### Given data
## Start
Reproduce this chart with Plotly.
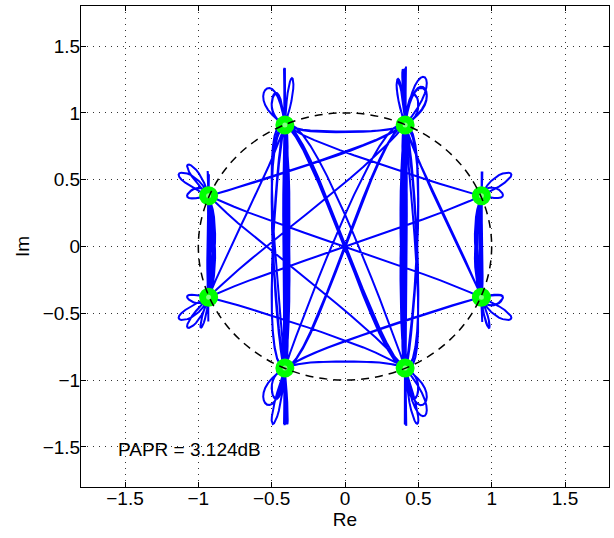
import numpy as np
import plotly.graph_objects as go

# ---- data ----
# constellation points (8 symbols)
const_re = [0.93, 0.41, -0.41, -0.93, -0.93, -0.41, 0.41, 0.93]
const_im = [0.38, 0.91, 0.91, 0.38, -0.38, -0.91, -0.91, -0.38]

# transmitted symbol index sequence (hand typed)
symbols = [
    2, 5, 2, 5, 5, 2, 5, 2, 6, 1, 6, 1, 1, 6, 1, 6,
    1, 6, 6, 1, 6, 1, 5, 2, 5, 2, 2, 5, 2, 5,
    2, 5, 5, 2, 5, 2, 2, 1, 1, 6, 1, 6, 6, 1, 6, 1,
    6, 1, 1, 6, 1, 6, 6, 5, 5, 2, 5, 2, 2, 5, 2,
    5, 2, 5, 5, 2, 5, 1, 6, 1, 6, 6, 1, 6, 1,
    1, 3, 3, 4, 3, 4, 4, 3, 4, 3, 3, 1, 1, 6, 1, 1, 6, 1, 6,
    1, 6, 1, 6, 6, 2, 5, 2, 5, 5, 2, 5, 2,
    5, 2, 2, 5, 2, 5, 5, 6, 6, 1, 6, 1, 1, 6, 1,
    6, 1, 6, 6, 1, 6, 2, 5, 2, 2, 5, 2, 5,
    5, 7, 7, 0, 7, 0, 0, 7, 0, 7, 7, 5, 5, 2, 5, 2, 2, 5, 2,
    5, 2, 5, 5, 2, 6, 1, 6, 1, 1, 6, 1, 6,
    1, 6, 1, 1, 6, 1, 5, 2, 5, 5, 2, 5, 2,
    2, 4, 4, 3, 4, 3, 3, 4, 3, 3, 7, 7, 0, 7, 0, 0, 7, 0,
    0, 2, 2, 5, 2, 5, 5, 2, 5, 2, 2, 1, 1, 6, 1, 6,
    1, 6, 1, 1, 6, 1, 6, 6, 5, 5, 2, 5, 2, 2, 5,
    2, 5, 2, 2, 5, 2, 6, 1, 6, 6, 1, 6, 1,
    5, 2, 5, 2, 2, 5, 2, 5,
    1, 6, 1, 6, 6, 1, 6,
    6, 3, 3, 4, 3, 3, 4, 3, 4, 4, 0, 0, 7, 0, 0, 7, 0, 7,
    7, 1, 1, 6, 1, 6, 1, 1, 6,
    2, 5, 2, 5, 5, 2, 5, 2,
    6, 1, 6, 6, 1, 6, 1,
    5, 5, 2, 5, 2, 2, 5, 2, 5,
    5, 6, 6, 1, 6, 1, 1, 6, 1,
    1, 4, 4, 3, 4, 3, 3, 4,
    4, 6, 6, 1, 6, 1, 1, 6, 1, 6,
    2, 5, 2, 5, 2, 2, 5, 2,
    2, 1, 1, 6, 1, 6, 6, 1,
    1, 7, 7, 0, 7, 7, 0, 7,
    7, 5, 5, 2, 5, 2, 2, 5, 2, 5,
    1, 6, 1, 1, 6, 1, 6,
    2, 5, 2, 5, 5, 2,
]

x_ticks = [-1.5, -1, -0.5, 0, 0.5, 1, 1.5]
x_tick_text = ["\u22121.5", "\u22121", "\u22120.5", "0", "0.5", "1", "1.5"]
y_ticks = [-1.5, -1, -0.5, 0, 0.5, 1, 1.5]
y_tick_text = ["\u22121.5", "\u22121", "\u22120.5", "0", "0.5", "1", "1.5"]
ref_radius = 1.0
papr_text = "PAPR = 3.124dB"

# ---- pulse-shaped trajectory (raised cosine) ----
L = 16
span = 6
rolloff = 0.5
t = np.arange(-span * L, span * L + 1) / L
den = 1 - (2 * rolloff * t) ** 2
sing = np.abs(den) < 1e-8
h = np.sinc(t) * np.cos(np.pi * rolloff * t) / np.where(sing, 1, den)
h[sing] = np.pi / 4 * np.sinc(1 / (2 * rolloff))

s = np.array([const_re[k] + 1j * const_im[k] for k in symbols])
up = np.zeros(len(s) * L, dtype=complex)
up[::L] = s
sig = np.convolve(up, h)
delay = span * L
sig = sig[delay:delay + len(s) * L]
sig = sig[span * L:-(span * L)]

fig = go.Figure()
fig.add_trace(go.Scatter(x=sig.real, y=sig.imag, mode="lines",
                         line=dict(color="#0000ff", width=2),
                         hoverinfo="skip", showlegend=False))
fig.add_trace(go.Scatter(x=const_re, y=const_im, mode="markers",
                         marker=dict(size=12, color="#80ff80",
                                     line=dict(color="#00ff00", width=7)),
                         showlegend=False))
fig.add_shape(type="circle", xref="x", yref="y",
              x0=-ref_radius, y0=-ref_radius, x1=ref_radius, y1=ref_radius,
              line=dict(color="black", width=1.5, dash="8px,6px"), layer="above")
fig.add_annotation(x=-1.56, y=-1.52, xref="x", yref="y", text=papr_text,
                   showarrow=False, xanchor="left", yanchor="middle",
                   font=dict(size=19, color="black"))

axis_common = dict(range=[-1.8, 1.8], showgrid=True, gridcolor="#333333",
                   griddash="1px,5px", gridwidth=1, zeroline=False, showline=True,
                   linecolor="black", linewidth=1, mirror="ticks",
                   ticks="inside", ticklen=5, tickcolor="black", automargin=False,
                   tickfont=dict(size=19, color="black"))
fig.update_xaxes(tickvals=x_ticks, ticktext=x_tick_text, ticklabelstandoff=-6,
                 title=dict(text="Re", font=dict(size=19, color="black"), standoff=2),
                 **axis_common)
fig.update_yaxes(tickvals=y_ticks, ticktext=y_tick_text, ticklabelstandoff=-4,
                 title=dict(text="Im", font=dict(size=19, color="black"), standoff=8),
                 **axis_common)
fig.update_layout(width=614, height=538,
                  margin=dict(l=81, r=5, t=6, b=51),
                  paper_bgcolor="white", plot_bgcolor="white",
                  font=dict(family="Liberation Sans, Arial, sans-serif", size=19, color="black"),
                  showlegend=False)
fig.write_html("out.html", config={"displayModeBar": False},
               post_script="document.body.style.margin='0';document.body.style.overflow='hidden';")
## End
### Aim
Please reproduce the listing exactly from its opening line through the line that contains "const_im = [0.38, 0.91, 0.91, 0.38, -0.38, -0.91, -0.91, -0.38]", both included, with all pictures omitted.

### Exercise result
Reproduce this chart with Plotly.
import numpy as np
import plotly.graph_objects as go

# ---- data ----
# constellation points (8 symbols)
const_re = [0.93, 0.41, -0.41, -0.93, -0.93, -0.41, 0.41, 0.93]
const_im = [0.38, 0.91, 0.91, 0.38, -0.38, -0.91, -0.91, -0.38]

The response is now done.